▶ [PROBLEM TO WORK ON]:
Assemble all lines in which the string "that" appears.

▶ [SOURCE DATA]:
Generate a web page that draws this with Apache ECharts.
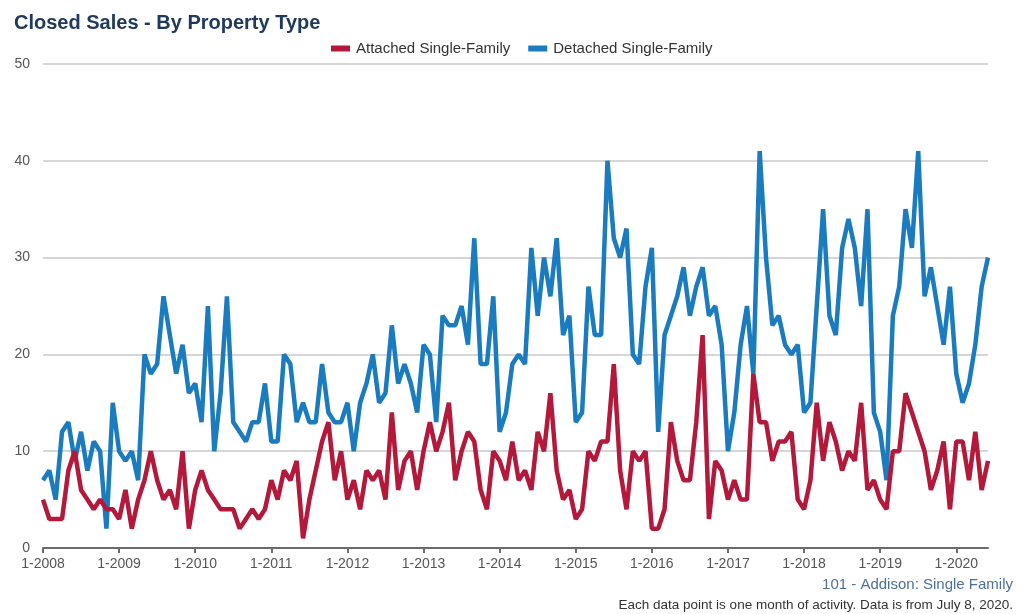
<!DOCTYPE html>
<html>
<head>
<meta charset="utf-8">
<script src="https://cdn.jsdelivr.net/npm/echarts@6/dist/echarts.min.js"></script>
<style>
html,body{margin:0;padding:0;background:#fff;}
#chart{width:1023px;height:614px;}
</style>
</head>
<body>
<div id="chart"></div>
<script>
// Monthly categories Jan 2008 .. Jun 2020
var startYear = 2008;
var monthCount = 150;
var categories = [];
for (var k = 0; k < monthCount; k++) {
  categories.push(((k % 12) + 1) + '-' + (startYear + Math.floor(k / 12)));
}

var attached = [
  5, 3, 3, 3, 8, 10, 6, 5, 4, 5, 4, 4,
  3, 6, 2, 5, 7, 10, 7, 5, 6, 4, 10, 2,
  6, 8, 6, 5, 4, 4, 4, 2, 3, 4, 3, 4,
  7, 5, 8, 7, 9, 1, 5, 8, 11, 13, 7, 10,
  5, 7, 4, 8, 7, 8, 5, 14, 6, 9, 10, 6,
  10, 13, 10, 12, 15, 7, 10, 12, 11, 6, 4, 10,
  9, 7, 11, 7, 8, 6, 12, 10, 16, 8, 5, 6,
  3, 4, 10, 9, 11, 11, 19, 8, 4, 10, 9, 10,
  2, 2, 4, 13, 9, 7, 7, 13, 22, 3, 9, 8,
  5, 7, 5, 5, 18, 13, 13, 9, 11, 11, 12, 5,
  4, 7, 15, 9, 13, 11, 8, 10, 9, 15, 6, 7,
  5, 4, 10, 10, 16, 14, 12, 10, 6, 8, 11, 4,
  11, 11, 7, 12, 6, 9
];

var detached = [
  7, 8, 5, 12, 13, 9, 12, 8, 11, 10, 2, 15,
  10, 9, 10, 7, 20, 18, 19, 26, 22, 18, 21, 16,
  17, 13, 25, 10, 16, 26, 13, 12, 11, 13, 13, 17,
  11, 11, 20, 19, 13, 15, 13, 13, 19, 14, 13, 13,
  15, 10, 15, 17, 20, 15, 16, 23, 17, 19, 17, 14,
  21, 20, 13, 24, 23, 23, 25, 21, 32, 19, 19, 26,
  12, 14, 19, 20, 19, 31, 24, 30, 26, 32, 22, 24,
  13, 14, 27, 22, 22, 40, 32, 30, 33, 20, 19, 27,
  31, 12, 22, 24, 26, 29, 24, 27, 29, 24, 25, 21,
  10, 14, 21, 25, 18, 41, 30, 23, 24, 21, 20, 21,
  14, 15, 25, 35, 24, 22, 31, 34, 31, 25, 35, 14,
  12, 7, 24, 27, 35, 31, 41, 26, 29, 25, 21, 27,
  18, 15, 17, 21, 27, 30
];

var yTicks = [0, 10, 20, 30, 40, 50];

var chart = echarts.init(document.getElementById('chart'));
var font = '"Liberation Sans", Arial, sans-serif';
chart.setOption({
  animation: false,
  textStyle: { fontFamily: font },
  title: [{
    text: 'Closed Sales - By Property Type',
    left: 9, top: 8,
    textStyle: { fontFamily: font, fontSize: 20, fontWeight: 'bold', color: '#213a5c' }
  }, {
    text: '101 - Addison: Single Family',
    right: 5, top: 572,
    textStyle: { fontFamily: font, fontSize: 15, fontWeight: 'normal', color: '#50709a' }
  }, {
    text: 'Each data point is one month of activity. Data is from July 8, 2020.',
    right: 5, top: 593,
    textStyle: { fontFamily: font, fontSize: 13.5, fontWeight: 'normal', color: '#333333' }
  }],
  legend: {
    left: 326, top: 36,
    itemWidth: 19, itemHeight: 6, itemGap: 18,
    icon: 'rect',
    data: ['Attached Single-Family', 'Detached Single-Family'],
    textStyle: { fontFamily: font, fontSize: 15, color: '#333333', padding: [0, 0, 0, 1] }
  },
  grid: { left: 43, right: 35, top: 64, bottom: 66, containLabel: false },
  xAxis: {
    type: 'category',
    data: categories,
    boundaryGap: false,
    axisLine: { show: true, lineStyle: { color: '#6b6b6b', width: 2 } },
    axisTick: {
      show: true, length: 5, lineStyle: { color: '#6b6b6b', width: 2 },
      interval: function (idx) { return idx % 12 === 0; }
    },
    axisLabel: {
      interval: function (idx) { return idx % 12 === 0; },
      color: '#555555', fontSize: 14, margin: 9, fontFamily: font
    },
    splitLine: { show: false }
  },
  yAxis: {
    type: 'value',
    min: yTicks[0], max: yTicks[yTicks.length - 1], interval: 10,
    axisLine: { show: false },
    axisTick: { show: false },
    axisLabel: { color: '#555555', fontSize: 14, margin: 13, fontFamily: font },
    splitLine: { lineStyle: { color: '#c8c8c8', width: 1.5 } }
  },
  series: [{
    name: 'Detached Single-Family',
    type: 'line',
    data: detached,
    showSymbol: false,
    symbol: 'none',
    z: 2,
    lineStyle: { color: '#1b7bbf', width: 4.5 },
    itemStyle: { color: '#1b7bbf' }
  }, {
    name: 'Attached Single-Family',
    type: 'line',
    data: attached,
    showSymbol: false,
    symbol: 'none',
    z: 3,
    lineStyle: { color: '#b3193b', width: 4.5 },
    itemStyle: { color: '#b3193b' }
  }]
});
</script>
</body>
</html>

---

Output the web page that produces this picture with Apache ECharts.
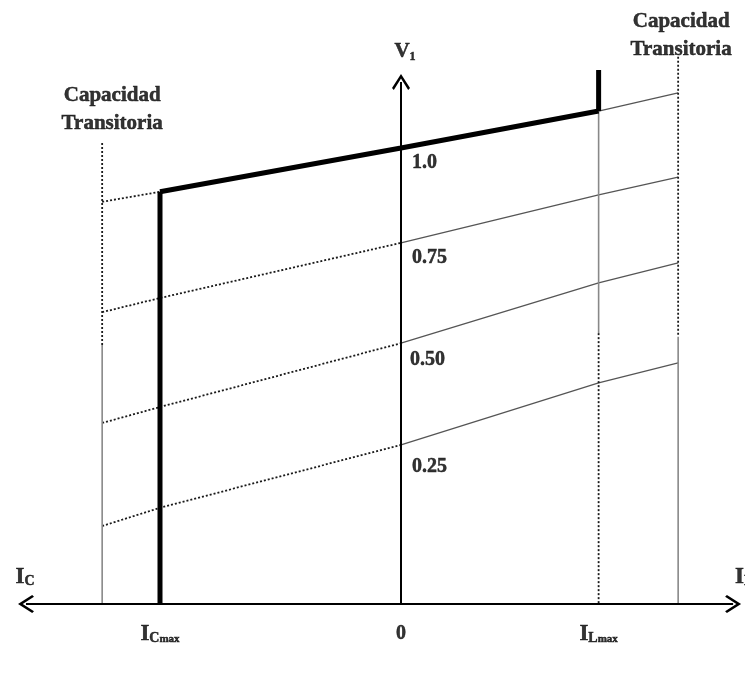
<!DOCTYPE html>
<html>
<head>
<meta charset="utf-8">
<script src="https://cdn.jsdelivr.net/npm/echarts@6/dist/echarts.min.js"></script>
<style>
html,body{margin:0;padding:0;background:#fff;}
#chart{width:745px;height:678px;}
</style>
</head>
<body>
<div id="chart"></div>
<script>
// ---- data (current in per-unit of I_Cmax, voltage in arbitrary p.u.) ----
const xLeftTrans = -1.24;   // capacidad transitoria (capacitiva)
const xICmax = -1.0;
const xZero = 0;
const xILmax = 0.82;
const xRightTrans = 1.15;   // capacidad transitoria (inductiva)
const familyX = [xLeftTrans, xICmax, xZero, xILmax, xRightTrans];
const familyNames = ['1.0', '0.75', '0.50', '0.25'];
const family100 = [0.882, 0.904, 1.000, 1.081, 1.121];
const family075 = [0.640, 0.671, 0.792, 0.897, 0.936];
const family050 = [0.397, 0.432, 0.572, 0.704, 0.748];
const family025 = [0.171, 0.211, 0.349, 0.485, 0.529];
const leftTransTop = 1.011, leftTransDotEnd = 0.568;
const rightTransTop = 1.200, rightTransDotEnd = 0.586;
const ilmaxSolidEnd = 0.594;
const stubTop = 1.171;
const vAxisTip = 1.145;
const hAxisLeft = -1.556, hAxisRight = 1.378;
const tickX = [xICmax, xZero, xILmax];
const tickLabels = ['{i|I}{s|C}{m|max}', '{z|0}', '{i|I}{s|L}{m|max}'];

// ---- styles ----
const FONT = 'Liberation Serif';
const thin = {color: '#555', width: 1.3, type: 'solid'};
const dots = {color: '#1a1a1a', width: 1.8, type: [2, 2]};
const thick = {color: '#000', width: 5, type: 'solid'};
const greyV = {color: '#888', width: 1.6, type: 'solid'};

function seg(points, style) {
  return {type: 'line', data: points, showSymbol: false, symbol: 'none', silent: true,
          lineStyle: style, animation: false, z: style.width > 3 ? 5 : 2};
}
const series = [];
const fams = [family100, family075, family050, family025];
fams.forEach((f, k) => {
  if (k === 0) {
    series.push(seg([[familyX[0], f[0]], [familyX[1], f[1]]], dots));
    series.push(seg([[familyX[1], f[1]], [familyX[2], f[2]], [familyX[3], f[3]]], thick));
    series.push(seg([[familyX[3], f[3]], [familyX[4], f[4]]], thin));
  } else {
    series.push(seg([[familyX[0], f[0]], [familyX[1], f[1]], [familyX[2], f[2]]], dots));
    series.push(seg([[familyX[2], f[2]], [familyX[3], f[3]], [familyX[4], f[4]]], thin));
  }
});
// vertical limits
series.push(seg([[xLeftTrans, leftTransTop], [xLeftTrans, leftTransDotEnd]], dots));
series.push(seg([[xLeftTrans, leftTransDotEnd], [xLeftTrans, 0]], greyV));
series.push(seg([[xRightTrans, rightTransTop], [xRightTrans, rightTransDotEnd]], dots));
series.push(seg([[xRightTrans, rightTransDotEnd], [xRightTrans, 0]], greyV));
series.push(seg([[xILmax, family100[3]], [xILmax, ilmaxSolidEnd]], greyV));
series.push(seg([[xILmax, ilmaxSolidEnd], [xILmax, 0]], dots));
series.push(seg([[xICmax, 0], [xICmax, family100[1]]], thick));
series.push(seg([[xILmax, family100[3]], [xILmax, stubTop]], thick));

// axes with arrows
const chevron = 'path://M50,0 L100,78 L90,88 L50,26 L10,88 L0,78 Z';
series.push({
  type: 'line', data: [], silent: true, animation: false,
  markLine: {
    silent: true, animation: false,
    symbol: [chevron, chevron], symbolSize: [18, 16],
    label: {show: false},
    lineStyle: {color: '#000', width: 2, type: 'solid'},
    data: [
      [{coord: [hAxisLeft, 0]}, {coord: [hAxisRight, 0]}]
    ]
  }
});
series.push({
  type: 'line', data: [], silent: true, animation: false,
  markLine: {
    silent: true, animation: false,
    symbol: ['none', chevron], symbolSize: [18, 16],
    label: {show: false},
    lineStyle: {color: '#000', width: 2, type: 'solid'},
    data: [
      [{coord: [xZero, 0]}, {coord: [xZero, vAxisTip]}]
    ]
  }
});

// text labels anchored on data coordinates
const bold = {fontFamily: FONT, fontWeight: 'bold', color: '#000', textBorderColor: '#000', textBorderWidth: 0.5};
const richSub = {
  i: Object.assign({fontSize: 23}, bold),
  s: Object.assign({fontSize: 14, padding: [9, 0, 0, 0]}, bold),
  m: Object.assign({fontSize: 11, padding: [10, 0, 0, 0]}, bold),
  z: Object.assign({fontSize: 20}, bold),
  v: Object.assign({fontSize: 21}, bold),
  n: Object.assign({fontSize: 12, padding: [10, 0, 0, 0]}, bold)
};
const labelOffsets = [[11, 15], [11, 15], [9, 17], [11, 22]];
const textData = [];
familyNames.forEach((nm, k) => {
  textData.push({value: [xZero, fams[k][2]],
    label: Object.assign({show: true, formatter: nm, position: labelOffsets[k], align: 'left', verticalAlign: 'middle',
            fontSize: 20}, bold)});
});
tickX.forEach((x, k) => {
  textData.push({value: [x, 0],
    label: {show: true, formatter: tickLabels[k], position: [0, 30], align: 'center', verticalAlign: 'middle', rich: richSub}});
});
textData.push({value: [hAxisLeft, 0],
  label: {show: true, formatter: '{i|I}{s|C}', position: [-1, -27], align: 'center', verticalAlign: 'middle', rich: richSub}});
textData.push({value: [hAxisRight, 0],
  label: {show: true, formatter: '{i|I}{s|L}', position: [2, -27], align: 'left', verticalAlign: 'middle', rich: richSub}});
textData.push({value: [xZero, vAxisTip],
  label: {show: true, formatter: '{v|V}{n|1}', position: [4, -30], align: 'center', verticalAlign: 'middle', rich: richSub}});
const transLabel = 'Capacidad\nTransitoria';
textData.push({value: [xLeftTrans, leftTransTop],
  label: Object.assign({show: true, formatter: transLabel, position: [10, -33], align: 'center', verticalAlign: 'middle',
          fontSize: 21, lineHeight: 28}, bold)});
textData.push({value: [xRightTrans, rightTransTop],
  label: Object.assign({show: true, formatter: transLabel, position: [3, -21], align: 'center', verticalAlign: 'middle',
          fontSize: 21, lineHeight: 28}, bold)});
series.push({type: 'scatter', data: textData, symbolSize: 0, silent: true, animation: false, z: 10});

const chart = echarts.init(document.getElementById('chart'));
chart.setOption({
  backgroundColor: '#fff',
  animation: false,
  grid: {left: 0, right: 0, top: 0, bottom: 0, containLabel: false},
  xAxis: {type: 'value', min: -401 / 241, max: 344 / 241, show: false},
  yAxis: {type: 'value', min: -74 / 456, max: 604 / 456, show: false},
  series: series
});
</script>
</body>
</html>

▶ [ANSWER TO THIS PROBLEM]:
Generate a web page that draws this with Apache ECharts.
Output the web page that produces this picture with Apache ECharts.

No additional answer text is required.